Friday, January 26, 2007

Team Defense, part 1

Measuring defense is a very difficult thing to do. Statitically minded people have been able to deduce hitting to it's very basic parts and put a specific run and win quanitity to every swing of the bat. Defense, and the pitchers who benefit from it, is much harder to measure.

Every defensive discussion in baseball must begin with some baseball theory. The end goal in baseball is to win. Winning is 50% run scoring and 50% run prevention (this is actually disputed, but for now let's assume that it's basically true). A team's ability to prevent runs is divided between the pitcher and the fielder. The vast majority of the ability to prevent runs lies in the pitchers - especially in their ability to prevent home runs, walks, and strikeouts. Pitchers control probably about 80% of run prevention - or 40% of winning games. The other 20%/10% lies in the hands of the fielders.

The second thing that needs to be said in regards to theory is that virtually every major league fielder is very good at their job. This may be the one area where baseball is not about failure. Jason Giambi would be a dominant defensive player in a high school baseball league. He has the training, experience, and physical skills to do so. Bernie Williams has a pretty strong armed when compared to most Division I outfields. The differences in major league players are very subtle. The best defensive shortstop would struggle to make two plays a week more than an average one.

There are a lot of different ways that we try to measure defense. The typical, dare I say "mundane" way of measuring defense revolve around the statistic "errors". Errors may be the worst statistic in baseball. Errors are subjective (it's up to the official scorer's decision) and don't tell us anything (If Derek Jeter boots a ball, he gets an error, but if he simply doesn't get to the ball, there is still a runner on 1st base, but the player gets a hit). Errors are good for determining if a batter gets credit for a play or not, but does a terrible job for fielders.

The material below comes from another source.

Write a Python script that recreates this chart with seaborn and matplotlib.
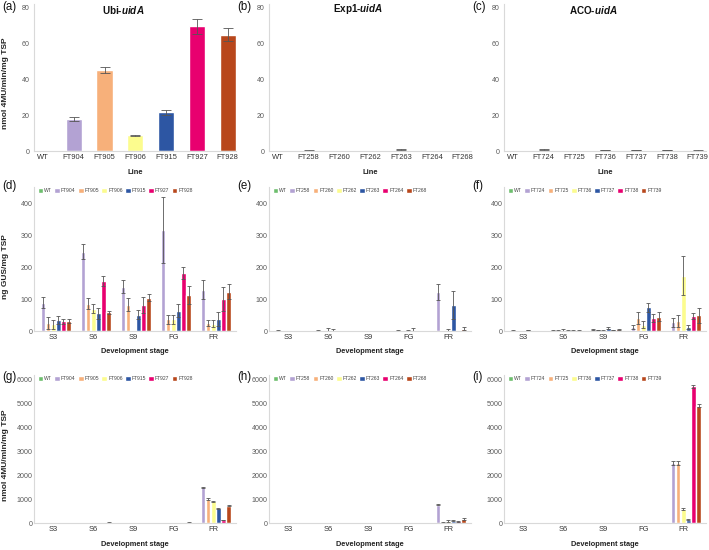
import numpy as np
import pandas as pd
import matplotlib
matplotlib.use("Agg")
import matplotlib.pyplot as plt
from matplotlib.container import BarContainer
import seaborn as sns

# ---- data ----
stages = ["S3", "S6", "S9", "FG", "FR"]
ubi_lines = ["WT", "FT904", "FT905", "FT906", "FT915", "FT927", "FT928"]
exp_lines = ["WT", "FT258", "FT260", "FT262", "FT263", "FT264", "FT268"]
aco_lines = ["WT", "FT724", "FT725", "FT736", "FT737", "FT738", "FT739"]
line_colors = ["#6dbe6d", "#b3a2d3", "#f7b07a", "#fcfc8e", "#2d56a3", "#e8006f", "#b8471c"]

# row 1: leaf GUS activity per line (nmol 4MU/min/mg TSP)
ubi_leaf = [0, 17.9, 45.3, 8.7, 21.6, 69.8, 65.0]
ubi_leaf_err = [0, 1.3, 1.8, 0.4, 1.6, 4.3, 3.6]
exp_leaf = [0, 0.3, 0.05, 0.05, 0.8, 0.05, 0.05]
exp_leaf_err = [0, 0.1, 0, 0, 0.15, 0, 0]
aco_leaf = [0, 0.8, 0.2, 0.5, 0.4, 0.4, 0.3]
aco_leaf_err = [0, 0.15, 0.05, 0.1, 0.05, 0.05, 0.05]

# row 2: ng GUS/mg TSP, one list per line over stages
ubi_gus = [[0, 0, 0, 0, 0],
           [89, 248, 139, 316, 129],
           [24, 85, 82, 37, 26],
           [21, 70, 0, 36, 23],
           [35, 55, 51, 64, 38],
           [30, 157, 81, 181, 100],
           [32, 58, 104, 112, 123]]
ubi_gus_err = [[0, 0, 0, 0, 0],
               [18, 23, 20, 102, 30],
               [19, 17, 20, 14, 9],
               [14, 14, 0, 13, 12],
               [12, 18, 14, 21, 22],
               [7, 15, 24, 19, 38],
               [7, 6, 11, 28, 23]]
exp_gus = [[0, 0, 0, 0, 0],
           [1, 1, 0, 1, 122],
           [0, 0, 0, 0, 0],
           [0, 3, 0, 1, 3],
           [0, 3, 0, 4, 81],
           [0, 0, 0, 0, 0],
           [0, 0, 0, 0, 7]]
exp_gus_err = [[0, 0, 0, 0, 0],
               [1, 1, 0, 1, 25],
               [0, 0, 0, 0, 0],
               [0, 5, 0, 1, 4],
               [0, 2, 0, 5, 44],
               [0, 0, 0, 0, 0],
               [0, 0, 0, 0, 5]]
aco_gus = [[0, 0, 0, 0, 0],
           [2, 2, 5, 12, 27],
           [0, 1, 3, 40, 32],
           [0, 3, 1, 20, 173],
           [3, 1, 10, 74, 13],
           [1, 1, 3, 40, 48],
           [1, 2, 5, 45, 49]]
aco_gus_err = [[0, 0, 0, 0, 0],
               [1, 1, 2, 7, 13],
               [0, 1, 1, 19, 19],
               [0, 2, 1, 10, 61],
               [1, 1, 4, 14, 7],
               [0, 1, 1, 12, 9],
               [0, 1, 2, 13, 23]]

# row 3: nmol 4MU/min/mg TSP over stages
ubi_mu = [[0, 0, 0, 0, 0],
          [10, 10, 15, 10, 1480],
          [5, 5, 10, 5, 990],
          [5, 5, 5, 5, 900],
          [10, 10, 5, 5, 620],
          [10, 15, 5, 10, 120],
          [10, 20, 5, 20, 720]]
ubi_mu_err = [[0, 0, 0, 0, 0],
              [5, 5, 5, 5, 40],
              [3, 3, 5, 3, 40],
              [3, 3, 3, 3, 30],
              [5, 5, 3, 3, 20],
              [5, 5, 3, 5, 10],
              [5, 8, 3, 8, 20]]
exp_mu = [[0, 0, 0, 0, 0],
          [2, 3, 5, 2, 770],
          [1, 1, 1, 1, 30],
          [1, 2, 3, 1, 80],
          [2, 3, 5, 2, 90],
          [1, 1, 1, 1, 70],
          [1, 2, 2, 1, 170]]
exp_mu_err = [[0, 0, 0, 0, 0],
              [1, 1, 2, 1, 30],
              [0, 0, 0, 0, 10],
              [0, 1, 1, 0, 40],
              [1, 1, 2, 1, 20],
              [0, 0, 0, 0, 15],
              [0, 1, 1, 0, 30]]
aco_mu = [[0, 0, 0, 0, 0],
          [5, 3, 5, 3, 2500],
          [5, 3, 5, 3, 2500],
          [3, 3, 3, 3, 590],
          [3, 3, 3, 3, 140],
          [5, 5, 5, 5, 5700],
          [5, 5, 5, 5, 4880]]
aco_mu_err = [[0, 0, 0, 0, 0],
              [2, 1, 2, 1, 80],
              [2, 1, 2, 1, 80],
              [1, 1, 1, 1, 30],
              [1, 1, 1, 1, 20],
              [2, 2, 2, 2, 60],
              [2, 2, 2, 2, 60]]

# ---- style ----
sns.set_theme(style="white")
plt.rcParams["font.family"] = ["Liberation Sans", "DejaVu Sans"]
plt.rcParams["mathtext.fontset"] = "custom"
plt.rcParams["mathtext.it"] = "Liberation Sans:italic:bold"
plt.rcParams["mathtext.rm"] = "Liberation Sans:bold"

W, H = 709, 550
fig = plt.figure(figsize=(W / 100, H / 100), dpi=100)
col_x = [0, 235, 470]


def make_ax(col, top_px, bottom_px):
    left = col_x[col] + 34
    return fig.add_axes([left / W, 1 - bottom_px / H, 202 / W, (bottom_px - top_px) / H])


def style_ax(ax, ymax, yticks, ypad):
    ax.set_ylim(0, ymax)
    ax.set_yticks(yticks)
    for s in ["top", "right"]:
        ax.spines[s].set_visible(False)
    for s in ["left", "bottom"]:
        ax.spines[s].set_color("#d9d9d9")
        ax.spines[s].set_linewidth(0.8)
    ax.tick_params(axis="y", length=0, pad=ypad, labelsize=5.1, labelcolor="#595959")
    ax.tick_params(axis="x", length=0, pad=2, labelsize=5.4, labelcolor="#333333")


def add_errors(ax, err, capsize):
    bars = [c for c in ax.containers if isinstance(c, BarContainer)]
    for i, cont in enumerate(bars):
        for j, bar in enumerate(cont.patches):
            e = err[i][j]
            if e <= 0:
                continue
            x = bar.get_x() + bar.get_width() / 2
            ax.errorbar(x, bar.get_height(), yerr=e, fmt="none", ecolor="#555555",
                        elinewidth=0.6, capsize=capsize, capthick=0.6)


# ---- row 1: leaves ----
row1 = [(ubi_lines, ubi_leaf, ubi_leaf_err, "Ubi-"),
        (exp_lines, exp_leaf, exp_leaf_err, "Exp1-"),
        (aco_lines, aco_leaf, aco_leaf_err, "ACO-")]
r1_top = 8 - 2 * 143 / 80
for c, (lines, vals, errs, prom) in enumerate(row1):
    ax = make_ax(c, r1_top, 151)
    sns.barplot(x=lines, y=vals, hue=lines, palette=line_colors, width=0.53, saturation=1,
                errorbar=None, legend=False, ax=ax)
    add_errors(ax, [[e] for e in errs], 3.5)
    style_ax(ax, 82, [0, 20, 40, 60, 80], 3)
    ax.set_xlim(-0.29, 6.27)
    ax.text(0.44, 1 - (9.5 - r1_top) / (151 - r1_top), prom + r"$uidA$", transform=ax.transAxes,
            ha="center", va="center", fontsize=7.1, fontweight="bold", color="#111111")
    ax.set_xlabel("Line", fontsize=5.4, fontweight="bold", color="#222222")
    ax.xaxis.set_label_coords(0.5, -0.12)
    ax.xaxis.label.set_va("top")
    if c == 0:
        ax.set_ylabel("nmol 4MU/min/mg TSP", fontsize=6, fontweight="bold", color="#222222")
        ax.yaxis.set_label_coords(-0.126, 1 - (83 - r1_top) / (151 - r1_top))
    else:
        ax.set_ylabel("")

# ---- rows 2 and 3: development stages ----
r3_top = 523 - 144 * 6150 / 6000
rows = [
    (187, 331, 450, [0, 100, 200, 300, 400], "ng GUS/mg TSP", 266.5,
     [(ubi_lines, ubi_gus, ubi_gus_err), (exp_lines, exp_gus, exp_gus_err), (aco_lines, aco_gus, aco_gus_err)]),
    (r3_top, 523, 6150, [0, 1000, 2000, 3000, 4000, 5000, 6000], "nmol 4MU/min/mg TSP", 455,
     [(ubi_lines, ubi_mu, ubi_mu_err), (exp_lines, exp_mu, exp_mu_err), (aco_lines, aco_mu, aco_mu_err)]),
]
for top, bottom, ymax, yticks, ylab, ylab_px, panels in rows:
    for c, (lines, vals, errs) in enumerate(panels):
        ax = make_ax(c, top, bottom)
        df = pd.DataFrame([(st, ln, vals[i][j]) for i, ln in enumerate(lines)
                           for j, st in enumerate(stages)], columns=["stage", "line", "value"])
        sns.barplot(data=df, x="stage", y="value", hue="line", hue_order=lines, order=stages,
                    palette=line_colors, width=0.9, gap=0.1, saturation=1, errorbar=None, ax=ax)
        add_errors(ax, errs, 1.4)
        style_ax(ax, ymax, yticks, 1.2)
        ax.set_xlim(-0.48, 4.57)
        sns.move_legend(ax, "upper left", bbox_to_anchor=(0.015, 1.0), ncol=7, frameon=False,
                        title=None, fontsize=3.6, handlelength=1.15, handleheight=1.2,
                        handletextpad=0.2, columnspacing=0.45, borderaxespad=0.0, borderpad=0.1)
        for t in ax.get_legend().get_texts():
            t.set_color("#444444")
        ax.set_xlabel("Development stage", fontsize=5.3, fontweight="bold", color="#222222")
        ax.xaxis.set_label_coords(0.5, -0.12)
        ax.xaxis.label.set_va("top")
        if c == 0:
            ax.set_ylabel(ylab, fontsize=6, fontweight="bold", color="#222222")
            ax.yaxis.set_label_coords(-0.126, 1 - (ylab_px - top) / (bottom - top))
        else:
            ax.set_ylabel("")

# ---- panel letters ----
letters = [("(a)", 7), ("(b)", 7), ("(c)", 7), ("(d)", 186), ("(e)", 186), ("(f)", 186),
           ("(g)", 377), ("(h)", 377), ("(i)", 377)]
for k, (lab, ypx) in enumerate(letters):
    fig.text((col_x[k % 3] + 2) / W, 1 - ypx / H, lab, fontsize=8.3, ha="left", va="center",
             color="#111111")

fig.savefig("out.png", dpi=100)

The best statistic, in my mind, for determing team defense is Defense Efficiency Ratio or "DER". DER is really simply. It takes the total number of outs made by a team's defense (not counting home runs or strikeouts) and divdes it by the total number of balls in play. The Yankees were pretty good last season by DER. DER listed them as 8th in the majors with a .7108 ratio. Only the Tigers in the AL were better.

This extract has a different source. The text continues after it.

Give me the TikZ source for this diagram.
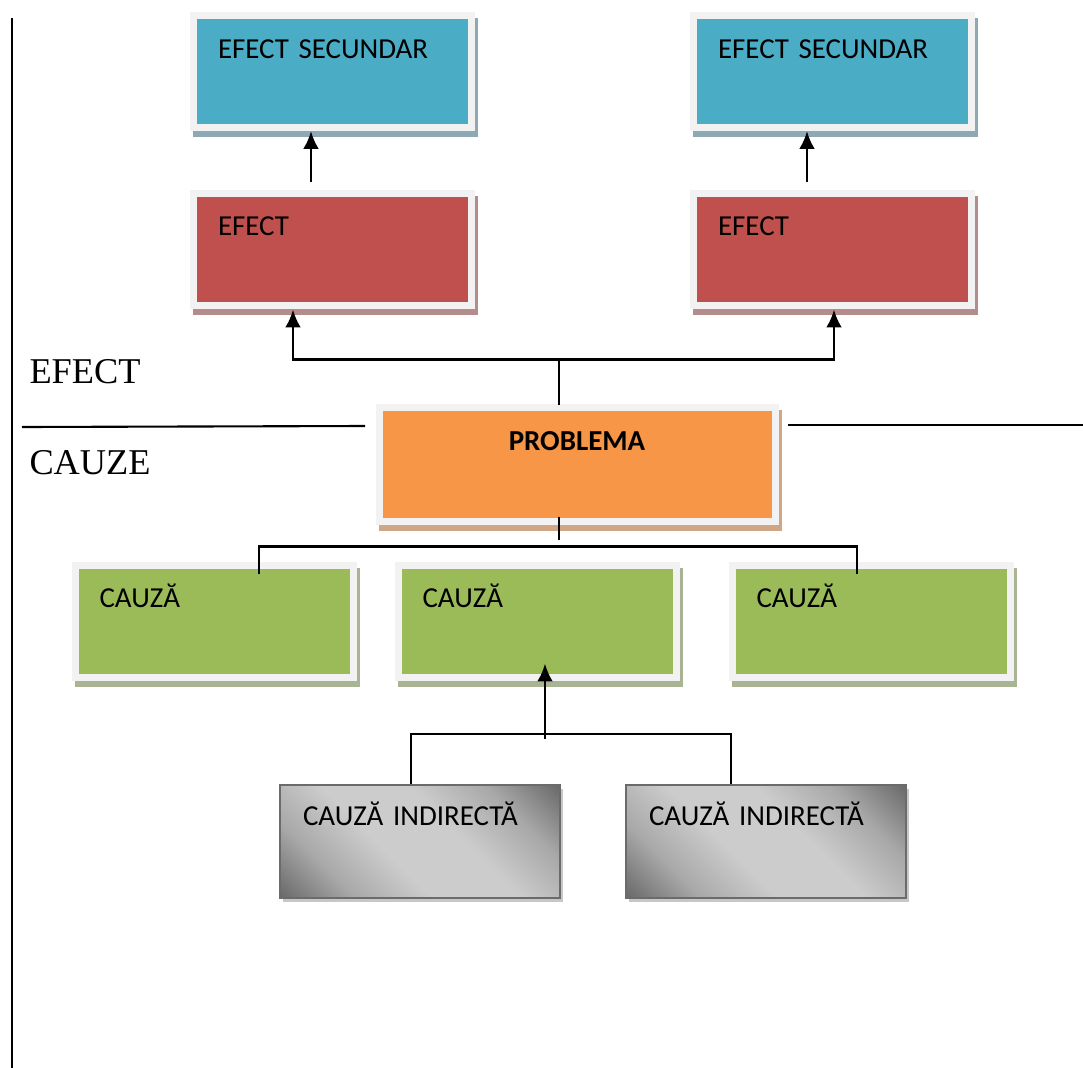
\documentclass[tikz,border=0pt]{standalone}
\usepackage{fontspec}
\setmainfont{Carlito}
\newfontfamily\timesfont{Liberation Serif}
\usepackage{tikz}
\usetikzlibrary{shapes,arrows.meta,shadows,calc}
\definecolor{frame}{HTML}{F2F2F2}
\definecolor{aqua}{HTML}{4BACC6}
\definecolor{aquashadow}{HTML}{8EA9B4}
\definecolor{redbox}{HTML}{C0504D}
\definecolor{redshadow}{HTML}{B48C8C}
\definecolor{orangebox}{HTML}{F79646}
\definecolor{orangeshadow}{HTML}{D0A684}
\definecolor{greenbox}{HTML}{9BBB59}
\definecolor{greenshadow}{HTML}{A9B495}
\definecolor{indark}{gray}{0.40}
\definecolor{inmid}{gray}{0.66}
\definecolor{inlight}{gray}{0.80}
\pgfdeclareverticalshading{indshade}{100bp}{color(0bp)=(indark); color(14bp)=(indark);
        color(28bp)=(inmid); color(42bp)=(inlight); color(58bp)=(inlight); color(72bp)=(inmid);
        color(86bp)=(indark); color(100bp)=(indark)}
\tikzset{casted/.style={drop shadow={shadow xshift=1.14pt, shadow yshift=-2.28pt,
        opacity=1, fill=#1, draw=#1, line width=2.66pt}}}
\tikzstyle{block} =
        [
                rectangle,
                draw = frame,
                line width = 2.66pt,
                minimum width = 105.64pt,
                minimum height = 42.56pt,
                inner xsep = 9.31pt,
                inner ysep = 0pt,
                text width = 87pt,
                text height = 16.15pt,
                text depth = 26.41pt,
                align = left,
                node distance = 67.45pt,
                font = \fontsize{11}{13}\selectfont
        ]
\tikzstyle{problemblock} =
        [
                block,
                minimum width = 150.48pt,
                minimum height = 43.32pt,
                text width = 131.86pt,
                text height = 16.34pt,
                text depth = 26.98pt,
                align = center,
                font = \fontsize{11}{13}\selectfont\bfseries
        ]
\tikzstyle{indirect} =
        [
                rectangle,
                draw = black!58,
                line width = 0.76pt,
                shade,
                shading = indshade,
                shading angle = -45,
                drop shadow = {shadow xshift=1.3pt, shadow yshift=-1.7pt,
                        opacity=1, fill=black!22},
                minimum width = 106.4pt,
                minimum height = 42.94pt,
                inner xsep = 8.74pt,
                inner ysep = 0pt,
                text width = 88.92pt,
                text height = 15.2pt,
                text depth = 27.74pt,
                align = left,
                font = \fontsize{11}{13}\selectfont
        ]
\tikzstyle{sidelabel} =
        [
                anchor = base west,
                inner sep = 0pt,
                font = \timesfont\fontsize{13.8}{16}\selectfont
        ]
\tikzstyle{line} =
        [
                line width = 0.8pt,
                draw = black
        ]
\tikzstyle{arrline} =
        [
                line width = 1.1pt,
                draw = black,
                -{Latex[length=6.8pt, width=6pt]}
        ]
\begin{document}
\begin{tikzpicture}[x=0.38pt, y=-0.38pt]
    \useasboundingbox (0,0) rectangle (1083,1068);
    \draw [line] (12,18) -- (12,1068);
    \draw [line] (22,427) -- (365,426);
    \draw [line] (788,425) -- (1083,425);
    \node [sidelabel] (efectlabel) at (29,383) {EFECT};
    \node [sidelabel] (cauzelabel) at (29,474) {CAUZE};

    % efecte
    \node [block, fill=redbox, casted=redshadow] (efl) at (332.5,249) {EFECT};
    \node [block, fill=redbox, casted=redshadow] (efr) at (832.5,249) {EFECT};
    \node [block, fill=aqua, casted=aquashadow, above of=efl] (esl) {EFECT SECUNDAR};
    \node [block, fill=aqua, casted=aquashadow, above of=efr] (esr) {EFECT SECUNDAR};

    % problema
    \node [problemblock, fill=orangebox, casted=orangeshadow] (problem) at (577,464) {PROBLEMA};

    % cauze
    \node [block, fill=greenbox, casted=greenshadow] (cl) at (214,621) {CAUZĂ};
    \node [block, fill=greenbox, casted=greenshadow] (cm) at (537,621) {CAUZĂ};
    \node [block, fill=greenbox, casted=greenshadow] (cr) at (871,621) {CAUZĂ};
    \node [indirect] (indl) at (420,841.5) {CAUZĂ INDIRECTĂ};
    \node [indirect] (indr) at (766,841.5) {CAUZĂ INDIRECTĂ};

    \draw [arrline] ($(efl.north)+(-21.5,-8)$) -- ($(esl.south)+(-21.5,0)$);
    \draw [arrline] ($(efr.north)+(-25.5,-8)$) -- ($(esr.south)+(-25.5,0)$);
    \coordinate (efork) at ($(problem.north)+(-18,-44)$);
    \draw [line] ($(problem.north)+(-18,1)$) -- (efork);
    \draw [arrline] (efork) -| ($(efl.south)+(-39.5,1)$);
    \draw [arrline] (efork) -| ($(efr.south)+(1.5,1)$);
    \draw [line] ($(problem.south)+(-18,-8)$) -- ++(0,23);
    \draw [line] ($(cl.north)+(45,12.5)$) |- ($(cr.north)+(-14,-15)$) -- ($(cr.north)+(-14,12.5)$);
    \draw [line] ($(indl.north)+(-9,0)$) |- ($(indr.north)+(-35,-50)$) -- ($(indr.north)+(-35,0)$);
    \draw [arrline] ($(cm.south)+(8,58)$) -- ($(cm.south)+(8,-17)$);
\end{tikzpicture}
\end{document}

Great, the Yankees were pretty good last season. The problem is that most individual (looking at the single fielders) statistical systems thought that we were actually pretty bad. There are a lot of ways that people use to attempt to measure individual defense. David Gassko tried to predict the number of plays that a player should make based upon how many balls fell in to that side of the infield. Zone Rating divides each section of the field in to a player's responsibility, and John Dewan of The Fielding Bible uses a +/- system based on individual play locations.

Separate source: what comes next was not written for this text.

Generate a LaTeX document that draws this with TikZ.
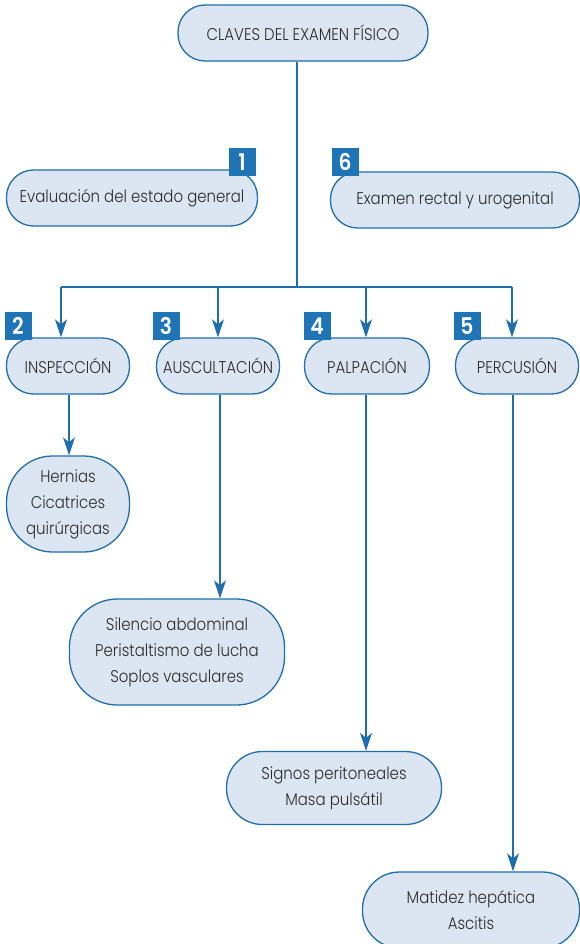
\documentclass[tikz,border=0pt]{standalone}
\usepackage{fontspec}
\setmainfont{Poppins}[FakeStretch=0.88, UprightFont=* Light, BoldFont=* SemiBold]
\usetikzlibrary{arrows.meta}
\definecolor{lineblue}{HTML}{1F6EAE}
\definecolor{boxfill}{HTML}{DCE6F2}
\definecolor{badgeblue}{HTML}{1F74B6}
\definecolor{txt}{HTML}{2B2B2B}
\begin{document}
\begin{tikzpicture}[x=1pt,y=-1pt,
 box/.style={draw=lineblue, fill=boxfill, line width=1.3pt, text=txt, font=\fontsize{17}{26}\selectfont, align=center, inner sep=0pt},
 pill/.style={box, minimum height=56pt, rounded corners=27pt},
 badge/.style={fill=badgeblue, text=white, font=\bfseries\fontsize{23}{23}\selectfont, minimum width=27pt, minimum height=28pt, inner sep=0pt},
 conn/.style={draw=lineblue, line width=1.4pt},
 arr/.style={conn, -{Stealth[length=18pt,width=12pt,inset=5pt]}}
]
\useasboundingbox (0,0) rectangle (580,944);
\node[pill, minimum width=250pt] (top) at (303,33) {CLAVES DEL EXAMEN FÍSICO};
\node[pill, minimum width=251pt] (eval) at (132,198) {Evaluación del estado general};
\node[pill, minimum width=249pt] (exam) at (455,200) {Examen rectal y urogenital};
\node[pill, minimum width=123pt] (insp) at (68,366) {INSPECCIÓN};
\node[pill, minimum width=123pt] (ausc) at (218,366) {AUSCULTACIÓN};
\node[pill, minimum width=125pt] (palp) at (367,366) {PALPACIÓN};
\node[pill, minimum width=123pt] (perc) at (517,366) {PERCUSIÓN};
\node[box, minimum width=123pt, minimum height=96pt, rounded corners=46pt] (hern) at (68,504) {Hernias\\Cicatrices\\quirúrgicas};
\node[box, minimum width=215pt, minimum height=106pt, rounded corners=48pt] (sil) at (177,652) {Silencio abdominal\\Peristaltismo de lucha\\Soplos vasculares};
\node[box, minimum width=215pt, minimum height=73pt, rounded corners=36pt] (sig) at (334,788) {Signos peritoneales\\Masa pulsátil};
\node[box, minimum width=217pt, minimum height=76pt, rounded corners=37pt] (mat) at (471,910) {Matidez hepática\\Ascitis};
\node[badge] (b1) at (242,162) {1};
\node[badge] (b6) at (345,162) {6};
\node[badge] (b2) at (18,326) {2};
\node[badge] (b3) at (166,326) {3};
\node[badge] (b4) at (317,326) {4};
\node[badge] (b5) at (467,326) {5};
\coordinate (j) at (297,287);
\coordinate (jl) at (61,287);
\coordinate (jr) at (512,287);
\coordinate (j3) at (218,287);
\coordinate (j4) at (366,287);
\draw[conn] (top.south -| j) -- (j);
\draw[conn] (jl) -- (jr);
\draw[arr] (jl) -- (insp.north -| jl);
\draw[arr] (j3) -- (ausc.north -| j3);
\draw[arr] (j4) -- (palp.north -| j4);
\draw[arr] (jr) -- (perc.north -| jr);
\coordinate (x2) at (69,0);
\coordinate (x3) at (220,0);
\coordinate (x4) at (366,0);
\coordinate (x5) at (513,0);
\draw[arr] (insp.south -| x2) -- (hern.north -| x2);
\draw[arr] (ausc.south -| x3) -- (sil.north -| x3);
\draw[arr] (palp.south -| x4) -- (sig.north -| x4);
\draw[arr] (perc.south -| x5) -- (mat.north -| x5);
\end{tikzpicture}
\end{document}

All three are great attempts at determing range, but all three have their problems. They don't account for defensive positioning or shifts. They don't account for ballpark nuances either. All three also peg virtually every Yankee defender at below average or worse. This doesn't line up with what we see with DER. Tomorrow, I am going to have a look at the actual numbers and see if the Yankees indeed have an above average to good defense, or a below average or worse one.